§ **DIRECTIONS**: Give the data again exactly as written, skipping any pictures.

§ **RECORDED DATA**:
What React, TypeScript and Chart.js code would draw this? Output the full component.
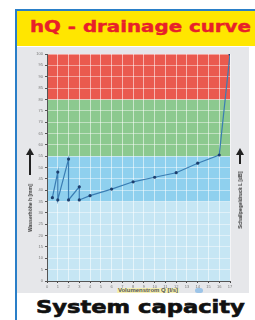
import React, { useEffect, useRef } from "react";
import { Chart, registerables } from "chart.js";

Chart.register(...registerables);

const xValues = [0.5, 1, 1, 2, 2, 3, 3, 4, 6, 8, 10, 12, 14, 16, 17];
const yValues = [36.7, 48, 35.7, 53.7, 35.7, 41.5, 35.7, 37.6, 40.5, 43.7, 45.7, 47.7, 51.9, 55.5, 100];
const bandFrom = [0, 35, 55, 80];
const bandTo = [35, 55, 80, 100];
const bandColors = ["#c6e6f4", "#8fd0ee", "#8cc98f", "#ea5a4e"];
const titleText = "hQ - drainage curve";
const footerText = "System capacity";
const yTitle = "Wasserhöhe h [mm]";
const rightTitle = "Schallpegeldruck L [dB]";
const xTitle = "Volumenstrom Q [l/s]";

const bandsPlugin = {
  id: "bands",
  beforeDraw(chart: any) {
    const { ctx, chartArea, scales } = chart;
    ctx.save();
    for (let i = 0; i < bandFrom.length; i++) {
      const y1 = scales.y.getPixelForValue(bandTo[i]);
      const y2 = scales.y.getPixelForValue(bandFrom[i]);
      ctx.fillStyle = bandColors[i];
      ctx.fillRect(chartArea.left, y1, chartArea.right - chartArea.left, y2 - y1);
    }
    ctx.restore();
  },
};

function Arrow({ left, top, len }: { left: number; top: number; len: number }) {
  return (
    <div style={{ position: "absolute", left, top, width: 8, height: len }}>
      <div
        style={{
          position: "absolute",
          left: 0,
          top: 0,
          width: 0,
          height: 0,
          borderLeft: "4px solid transparent",
          borderRight: "4px solid transparent",
          borderBottom: "7px solid #222",
        }}
      />
      <div style={{ position: "absolute", left: 3, top: 6, width: 2, height: len - 6, background: "#222" }} />
    </div>
  );
}

export default function App() {
  const ref = useRef<HTMLCanvasElement>(null);
  useEffect(() => {
    document.body.style.margin = "0";
    const chart = new Chart(ref.current as HTMLCanvasElement, {
      type: "line",
      data: {
        datasets: [
          {
            data: xValues.map((x, i) => ({ x, y: yValues[i] })),
            borderColor: "#3a7db3",
            borderWidth: 1.2,
            pointRadius: 1.6,
            pointBackgroundColor: "#1d3f6e",
            pointBorderColor: "#1d3f6e",
            pointBorderWidth: 0,
            tension: 0,
          },
        ],
      },
      options: {
        animation: false,
        responsive: false,
        devicePixelRatio: 1,
        layout: { padding: { top: 8, right: 20, bottom: 2, left: 0 } },
        plugins: { legend: { display: false }, tooltip: { enabled: false } },
        scales: {
          x: {
            type: "linear",
            min: 0,
            max: 17,
            ticks: { stepSize: 1, font: { size: 4 }, color: "#777", padding: 1, maxRotation: 0 },
            grid: { color: "rgba(255,255,255,0.55)", tickColor: "#444", tickLength: 2, lineWidth: 1 },
            border: { color: "#555", width: 1 },
            afterFit: (s: any) => {
              s.height = 10;
            },
          },
          y: {
            min: 0,
            max: 100,
            ticks: { stepSize: 5, font: { size: 4 }, color: "#777", padding: 2 },
            grid: { color: "rgba(255,255,255,0.45)", tickColor: "#555", tickLength: 2, lineWidth: 1 },
            border: { color: "#555", width: 1 },
            afterFit: (s: any) => {
              s.width = 30;
            },
          },
        },
      },
      plugins: [bandsPlugin],
    });
    return () => chart.destroy();
  }, []);

  return (
    <div style={{ position: "relative", width: 255, height: 320, background: "#fff", overflow: "hidden" }}>
      <div style={{ position: "absolute", left: 15, top: 9, width: 240, height: 1.5, background: "#2a7fc8" }} />
      <div style={{ position: "absolute", left: 15, top: 9, width: 1.5, height: 311, background: "#2a7fc8" }} />
      <div style={{ position: "absolute", left: 17, top: 11, width: 238, height: 35, background: "#ffe600" }} />
      <div
        style={{
          position: "absolute",
          left: 30,
          top: 18,
          fontFamily: "'DejaVu Sans'",
          fontWeight: 900,
          fontSize: 15,
          color: "#e8202a",
          whiteSpace: "nowrap",
          transform: "scaleX(1.32)",
          transformOrigin: "left top",
          WebkitTextStroke: "0.4px #e8202a",
        }}
      >
        {titleText}
      </div>
      <div style={{ position: "absolute", left: 17, top: 47, width: 232, height: 246, background: "#e6e7ea", overflow: "hidden" }}>
        <div
          style={{
            position: "absolute",
            left: 100,
            top: 241,
            width: 62,
            height: 6,
            background: "#f3eeb0",
          }}
        />
        <div
          style={{
            position: "absolute",
            left: 131,
            top: 240,
            transform: "translateX(-50%)",
            fontFamily: "'Liberation Sans'",
            fontWeight: "bold",
            fontSize: 6,
            color: "#555",
            whiteSpace: "nowrap",
          }}
        >
          {xTitle}
        </div>
        <div style={{ position: "absolute", left: 178, top: 241, width: 8, height: 5, borderRadius: 3, background: "#9cc4e8" }} />
      </div>
      <canvas ref={ref} width={233} height={247} style={{ position: "absolute", left: 17, top: 46 }} />
      <Arrow left={26} top={148} len={27} />
      <Arrow left={236} top={148} len={16} />
      <div
        style={{
          position: "absolute",
          left: 30,
          top: 208,
          transform: "translate(-50%, -50%) rotate(-90deg)",
          fontFamily: "'Liberation Sans'",
          fontWeight: "bold",
          fontSize: 5,
          color: "#333",
          whiteSpace: "nowrap",
        }}
      >
        {yTitle}
      </div>
      <div
        style={{
          position: "absolute",
          left: 240,
          top: 200,
          transform: "translate(-50%, -50%) rotate(-90deg)",
          fontFamily: "'Liberation Sans'",
          fontWeight: "bold",
          fontSize: 5,
          color: "#333",
          whiteSpace: "nowrap",
        }}
      >
        {rightTitle}
      </div>
      <div
        style={{
          position: "absolute",
          left: 36,
          top: 297,
          fontFamily: "'DejaVu Sans'",
          fontWeight: 900,
          fontSize: 17,
          color: "#111",
          whiteSpace: "nowrap",
          transform: "scaleX(1.33)",
          transformOrigin: "left top",
          WebkitTextStroke: "0.6px #111",
        }}
      >
        {footerText}
      </div>
    </div>
  );
}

§ **WRITTEN ANSWER**:
What React, TypeScript and Chart.js code would draw this? Output the full component.
import React, { useEffect, useRef } from "react";
import { Chart, registerables } from "chart.js";

Chart.register(...registerables);

const xValues = [0.5, 1, 1, 2, 2, 3, 3, 4, 6, 8, 10, 12, 14, 16, 17];
const yValues = [36.7, 48, 35.7, 53.7, 35.7, 41.5, 35.7, 37.6, 40.5, 43.7, 45.7, 47.7, 51.9, 55.5, 100];
const bandFrom = [0, 35, 55, 80];
const bandTo = [35, 55, 80, 100];
const bandColors = ["#c6e6f4", "#8fd0ee", "#8cc98f", "#ea5a4e"];
const titleText = "hQ - drainage curve";
const footerText = "System capacity";
const yTitle = "Wasserhöhe h [mm]";
const rightTitle = "Schallpegeldruck L [dB]";
const xTitle = "Volumenstrom Q [l/s]";

const bandsPlugin = {
  id: "bands",
  beforeDraw(chart: any) {
    const { ctx, chartArea, scales } = chart;
    ctx.save();
    for (let i = 0; i < bandFrom.length; i++) {
      const y1 = scales.y.getPixelForValue(bandTo[i]);
      const y2 = scales.y.getPixelForValue(bandFrom[i]);
      ctx.fillStyle = bandColors[i];
      ctx.fillRect(chartArea.left, y1, chartArea.right - chartArea.left, y2 - y1);
    }
    ctx.restore();
  },
};

function Arrow({ left, top, len }: { left: number; top: number; len: number }) {
  return (
    <div style={{ position: "absolute", left, top, width: 8, height: len }}>
      <div
        style={{
          position: "absolute",
          left: 0,
          top: 0,
          width: 0,
          height: 0,
          borderLeft: "4px solid transparent",
          borderRight: "4px solid transparent",
          borderBottom: "7px solid #222",
        }}
      />
      <div style={{ position: "absolute", left: 3, top: 6, width: 2, height: len - 6, background: "#222" }} />
    </div>
  );
}

export default function App() {
  const ref = useRef<HTMLCanvasElement>(null);
  useEffect(() => {
    document.body.style.margin = "0";
    const chart = new Chart(ref.current as HTMLCanvasElement, {
      type: "line",
      data: {
        datasets: [
          {
            data: xValues.map((x, i) => ({ x, y: yValues[i] })),
            borderColor: "#3a7db3",
            borderWidth: 1.2,
            pointRadius: 1.6,
            pointBackgroundColor: "#1d3f6e",
            pointBorderColor: "#1d3f6e",
            pointBorderWidth: 0,
            tension: 0,
          },
        ],
      },
      options: {
        animation: false,
        responsive: false,
        devicePixelRatio: 1,
        layout: { padding: { top: 8, right: 20, bottom: 2, left: 0 } },
        plugins: { legend: { display: false }, tooltip: { enabled: false } },
        scales: {
          x: {
            type: "linear",
            min: 0,
            max: 17,
            ticks: { stepSize: 1, font: { size: 4 }, color: "#777", padding: 1, maxRotation: 0 },
            grid: { color: "rgba(255,255,255,0.55)", tickColor: "#444", tickLength: 2, lineWidth: 1 },
            border: { color: "#555", width: 1 },
            afterFit: (s: any) => {
              s.height = 10;
            },
          },
          y: {
            min: 0,
            max: 100,
            ticks: { stepSize: 5, font: { size: 4 }, color: "#777", padding: 2 },
            grid: { color: "rgba(255,255,255,0.45)", tickColor: "#555", tickLength: 2, lineWidth: 1 },
            border: { color: "#555", width: 1 },
            afterFit: (s: any) => {
              s.width = 30;
            },
          },
        },
      },
      plugins: [bandsPlugin],
    });
    return () => chart.destroy();
  }, []);

  return (
    <div style={{ position: "relative", width: 255, height: 320, background: "#fff", overflow: "hidden" }}>
      <div style={{ position: "absolute", left: 15, top: 9, width: 240, height: 1.5, background: "#2a7fc8" }} />
      <div style={{ position: "absolute", left: 15, top: 9, width: 1.5, height: 311, background: "#2a7fc8" }} />
      <div style={{ position: "absolute", left: 17, top: 11, width: 238, height: 35, background: "#ffe600" }} />
      <div
        style={{
          position: "absolute",
          left: 30,
          top: 18,
          fontFamily: "'DejaVu Sans'",
          fontWeight: 900,
          fontSize: 15,
          color: "#e8202a",
          whiteSpace: "nowrap",
          transform: "scaleX(1.32)",
          transformOrigin: "left top",
          WebkitTextStroke: "0.4px #e8202a",
        }}
      >
        {titleText}
      </div>
      <div style={{ position: "absolute", left: 17, top: 47, width: 232, height: 246, background: "#e6e7ea", overflow: "hidden" }}>
        <div
          style={{
            position: "absolute",
            left: 100,
            top: 241,
            width: 62,
            height: 6,
            background: "#f3eeb0",
          }}
        />
        <div
          style={{
            position: "absolute",
            left: 131,
            top: 240,
            transform: "translateX(-50%)",
            fontFamily: "'Liberation Sans'",
            fontWeight: "bold",
            fontSize: 6,
            color: "#555",
            whiteSpace: "nowrap",
          }}
        >
          {xTitle}
        </div>
        <div style={{ position: "absolute", left: 178, top: 241, width: 8, height: 5, borderRadius: 3, background: "#9cc4e8" }} />
      </div>
      <canvas ref={ref} width={233} height={247} style={{ position: "absolute", left: 17, top: 46 }} />
      <Arrow left={26} top={148} len={27} />
      <Arrow left={236} top={148} len={16} />
      <div
        style={{
          position: "absolute",
          left: 30,
          top: 208,
          transform: "translate(-50%, -50%) rotate(-90deg)",
          fontFamily: "'Liberation Sans'",
          fontWeight: "bold",
          fontSize: 5,
          color: "#333",
          whiteSpace: "nowrap",
        }}
      >
        {yTitle}
      </div>
      <div
        style={{
          position: "absolute",
          left: 240,
          top: 200,
          transform: "translate(-50%, -50%) rotate(-90deg)",
          fontFamily: "'Liberation Sans'",
          fontWeight: "bold",
          fontSize: 5,
          color: "#333",
          whiteSpace: "nowrap",
        }}
      >
        {rightTitle}
      </div>
      <div
        style={{
          position: "absolute",
          left: 36,
          top: 297,
          fontFamily: "'DejaVu Sans'",
          fontWeight: 900,
          fontSize: 17,
          color: "#111",
          whiteSpace: "nowrap",
          transform: "scaleX(1.33)",
          transformOrigin: "left top",
          WebkitTextStroke: "0.6px #111",
        }}
      >
        {footerText}
      </div>
    </div>
  );
}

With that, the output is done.